I’m not really sure if he’s ready to date a women with a child. I mean he doesn’t have children himself and, clearly, he doesn’t understand what it involves and how tiring it is to be a single parent.
He also supports the #hilaryforprison hashtag and loves sending crude memes. Oh, and he follows cute baby animals on his instagram feed so, yeah, there’s that.
After spending the last couple of days reading Aziz Ansari’s book, Modern Romance, and an article a friend sent to me about the topic of love and relationships, I realize I am plagued by my own love conundrum (and it’s probably the reason I have been single too long).
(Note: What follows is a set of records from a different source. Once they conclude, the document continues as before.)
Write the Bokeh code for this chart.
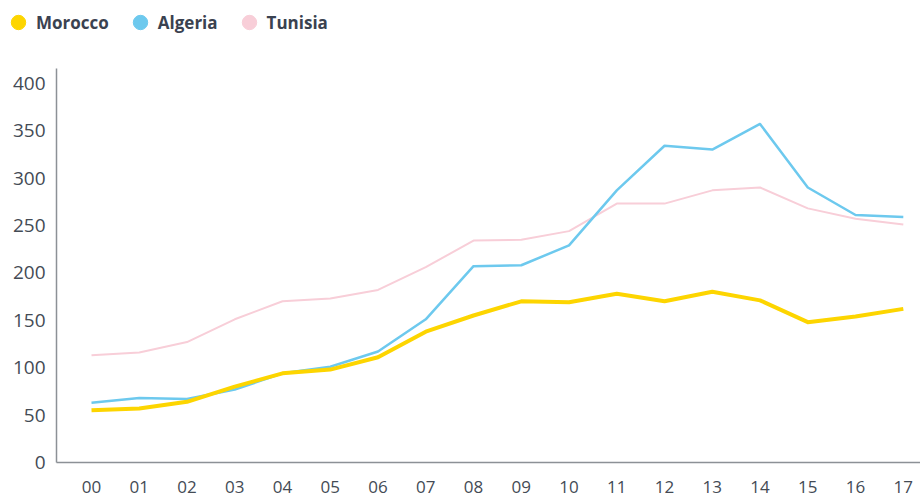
from bokeh.plotting import figure
from bokeh.models import Legend, LegendItem, FixedTicker, Range1d, ColumnDataSource
from bokeh.embed import file_html
from bokeh.resources import INLINE

years = list(range(18))
year_labels = ["00", "01", "02", "03", "04", "05", "06", "07", "08", "09",
               "10", "11", "12", "13", "14", "15", "16", "17"]
morocco = [55, 57, 64, 80, 94, 98, 111, 138, 155, 170, 169, 178, 170, 180, 171, 148, 154, 162]
algeria = [63, 68, 67, 77, 94, 101, 117, 151, 207, 208, 229, 287, 334, 330, 357, 290, 261, 259]
tunisia = [113, 116, 127, 151, 170, 173, 182, 206, 234, 235, 244, 273, 273, 287, 290, 268, 257, 251]

series_names = ["Morocco", "Algeria", "Tunisia"]
series_values = [morocco, algeria, tunisia]
colors = ["#FDD500", "#6DC9EE", "#F8CED8"]
widths = [4, 2.5, 2]
y_ticks = [0, 50, 100, 150, 200, 250, 300, 350, 400]

# ---- legend strip ----
leg = figure(width=920, height=44, output_backend="svg", toolbar_location=None,
             x_range=Range1d(0, 1), y_range=Range1d(0, 1),
             x_axis_location=None, y_axis_location=None,
             min_border=0, min_border_left=0, min_border_right=0,
             min_border_top=0, min_border_bottom=0)
leg.grid.visible = False
leg.outline_line_color = None

# ---- main chart ----
p = figure(width=920, height=453, output_backend="svg", toolbar_location=None,
           x_range=Range1d(-0.733, 17.36), y_range=Range1d(0, 440.8),
           min_border_left=56, min_border_right=0, min_border_top=0, min_border_bottom=35)
p.outline_line_color = None
p.grid.visible = False
p.background_fill_color = "white"
p.border_fill_color = "white"

markers = {}
for name, vals, col, w in reversed(list(zip(series_names, series_values, colors, widths))):
    src = ColumnDataSource(dict(x=years, y=vals))
    p.line("x", "y", source=src, line_color=col, line_width=w, line_join="round")
    markers[name] = leg.scatter(x=[float("nan")], y=[float("nan")], marker="circle",
                                size=16, fill_color=col, line_color=col)

items = [LegendItem(label=name, renderers=[markers[name]]) for name in series_names]
legend = Legend(items=items, orientation="horizontal", location=(0, 2),
                label_text_font="Open Sans", label_text_font_size="17px",
                label_text_font_style="bold", label_text_color="#3A4250",
                glyph_width=36, glyph_height=40, label_standoff=0, spacing=13,
                border_line_color=None, background_fill_alpha=0,
                padding=0, margin=0)
leg.add_layout(legend, "center")

for ax in (p.xaxis[0], p.yaxis[0]):
    ax.axis_line_color = "#8C9196"
    ax.axis_line_width = 1.5
    ax.major_tick_line_color = None
    ax.minor_tick_line_color = None
    ax.major_label_text_font = "Open Sans"
    ax.major_label_text_color = "#444B55"

p.yaxis.bounds = (0, 415.5)
p.xaxis.ticker = FixedTicker(ticks=years)
p.xaxis.major_label_overrides = {y: l for y, l in zip(years, year_labels)}
p.xaxis.major_label_text_font_size = "17px"
p.xaxis.major_label_standoff = 12
p.yaxis.ticker = FixedTicker(ticks=y_ticks)
p.yaxis.major_label_text_font_size = "19px"
p.yaxis.major_label_standoff = 5

open("out.html", "w").write(file_html([leg, p], INLINE))
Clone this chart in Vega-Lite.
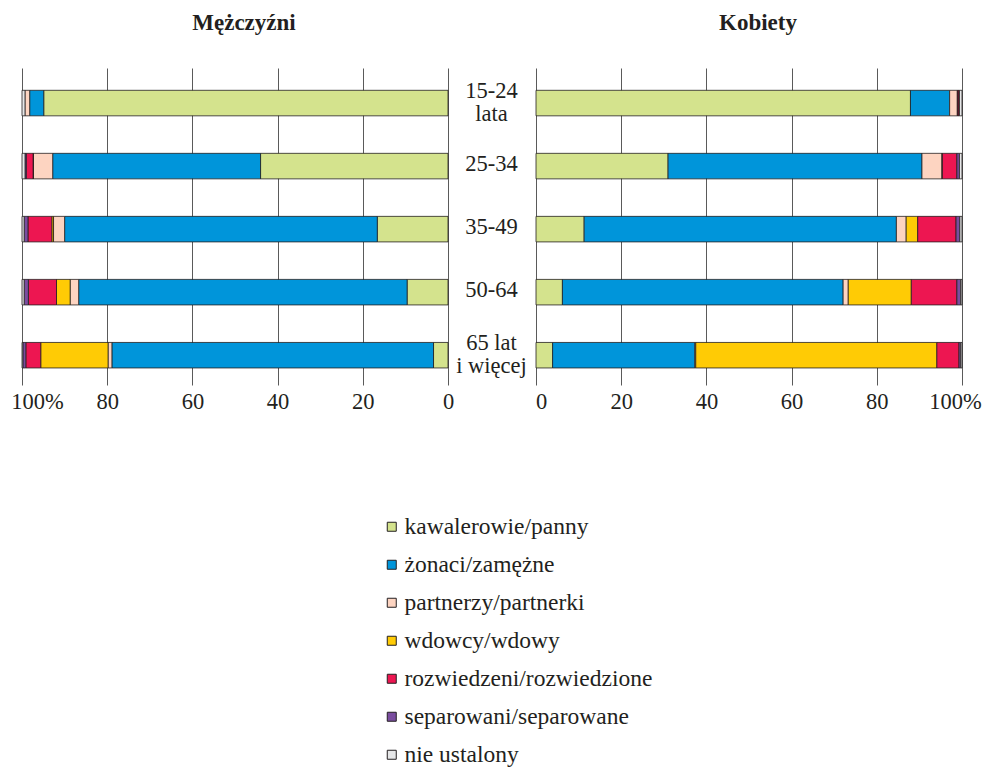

First, I have an extremely difficult time saying…look let’s give this a shot, a real shot. Anyone who knows me, knows that I am pretty much a serial dater. I have never really wanted to admit it, but I think it’s partially true at this point in my life. I mean, yes, there are definitely bozos out there, and I am smart to get rid of them, but there have also been a smattering of really great guys over the years that I have kicked to the curb before truly giving them (or myself) a chance to connect. As Ansari says in his book, we judge people on initial impressions without giving ourselves the time that is needed to actually SEE if a connection could even exist. A lot of this is perpetuated by online dating, we see a box on a profile that says something (like he’s a Lakers fan) and then we say – no – I love the Warriors and so we could obviously never be a match. Then we click to the next profile. Realistically though, if we met this same person in real life we may not find out they are a Lakers fan until days or weeks down the road in which time we may already have built a connection with them and then it doesn’t seem like as big of deal that they like the worst basketball team EVER. Online dating teaches our brain to check boxes and in essence “filter,” instantanteously but what we must realize is that people are not boxes – they are people with dynamic personalities, quirks and interests. It is oftentimes all of these things, too, (the personalities, quirks and interests) that are what make a lasting relationship.
Moving on to my next big relationship prob.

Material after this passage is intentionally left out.